Chief and Council
The Trʼondëk Hwëchʼin Hähkè,
Deputy Chief and Councillors.

HÄHKÈ, Darren Taylor

DEPUTY CHIEF, Erin McQuaig

COUNCILLOR, Kylie Van Every

COUNCILLOR, Kyrie Nagano

COUNCILLOR, Ryan Peterson

Tr’ondëk Hwëch’in translation

We are Dënezhu. We live Tr’ëhudè.

We are Dënezhu, the people of this land.

We are Tr’ondëk Hwëch’in, the people of this river following the ways Tsà’ Wëzhè traveled and remembering his journey and the living inheritance he left us – Tr’ëhudè, our way of life and our law. We are Dënezhu, the people of this land, salmon people and caribou people, weather-watchers and story people.

Ours is a constitution of stories and promises, a promise to listen to the land, a promise to act humbly and show gratitude for the gifts that sustain us, a promise to take care of each other. The promises Tsà’ Wëzhè made in the long-ago times are the core of our identity as Dënezhu, the source of our wealth, the reason we endure, and the root of our kinship with the land and our animal relatives, those with fur or fins or feathers, leaves or needles or berries or flowers, two legs or four legs, more legs or none, who taught us how to survive, but also how to live. These promises are happy obligations because when we look after our relatives, they look after us.
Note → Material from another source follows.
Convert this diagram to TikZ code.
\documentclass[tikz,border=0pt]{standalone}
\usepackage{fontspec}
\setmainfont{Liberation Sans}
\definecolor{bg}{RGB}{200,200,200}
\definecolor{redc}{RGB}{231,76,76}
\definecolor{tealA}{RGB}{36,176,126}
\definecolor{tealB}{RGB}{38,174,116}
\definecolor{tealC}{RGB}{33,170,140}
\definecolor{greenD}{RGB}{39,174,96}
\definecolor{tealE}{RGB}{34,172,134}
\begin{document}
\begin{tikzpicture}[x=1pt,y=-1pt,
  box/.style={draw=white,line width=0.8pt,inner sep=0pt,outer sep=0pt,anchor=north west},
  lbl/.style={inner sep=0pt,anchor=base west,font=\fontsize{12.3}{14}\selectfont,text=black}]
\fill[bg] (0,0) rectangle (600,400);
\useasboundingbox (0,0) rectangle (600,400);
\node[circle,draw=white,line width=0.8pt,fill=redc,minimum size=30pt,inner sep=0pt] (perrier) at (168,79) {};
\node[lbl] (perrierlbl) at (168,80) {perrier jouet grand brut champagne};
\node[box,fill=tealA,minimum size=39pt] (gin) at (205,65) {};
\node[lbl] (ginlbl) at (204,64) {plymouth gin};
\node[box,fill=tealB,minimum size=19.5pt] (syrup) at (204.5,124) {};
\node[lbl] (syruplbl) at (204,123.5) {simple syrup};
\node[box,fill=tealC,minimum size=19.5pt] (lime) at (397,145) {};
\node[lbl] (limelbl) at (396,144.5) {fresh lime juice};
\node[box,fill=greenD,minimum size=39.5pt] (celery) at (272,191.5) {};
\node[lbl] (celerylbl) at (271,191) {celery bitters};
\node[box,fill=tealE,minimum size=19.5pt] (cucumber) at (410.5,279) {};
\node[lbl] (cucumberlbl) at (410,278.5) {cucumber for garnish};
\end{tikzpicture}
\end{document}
Tsà’ Wëzhè used his wits to make the world safe for us, so we live Tr’ëhudè to protect the balance he made, still telling the stories that bind us to this land, and keeping our promises so the animals keep theirs – for all the generations yet to be born.

That is what we mean when we say we are Dënezhu, the people of this land. That is what it means to be Tr’ondëk Hwëch’in, the people of this river.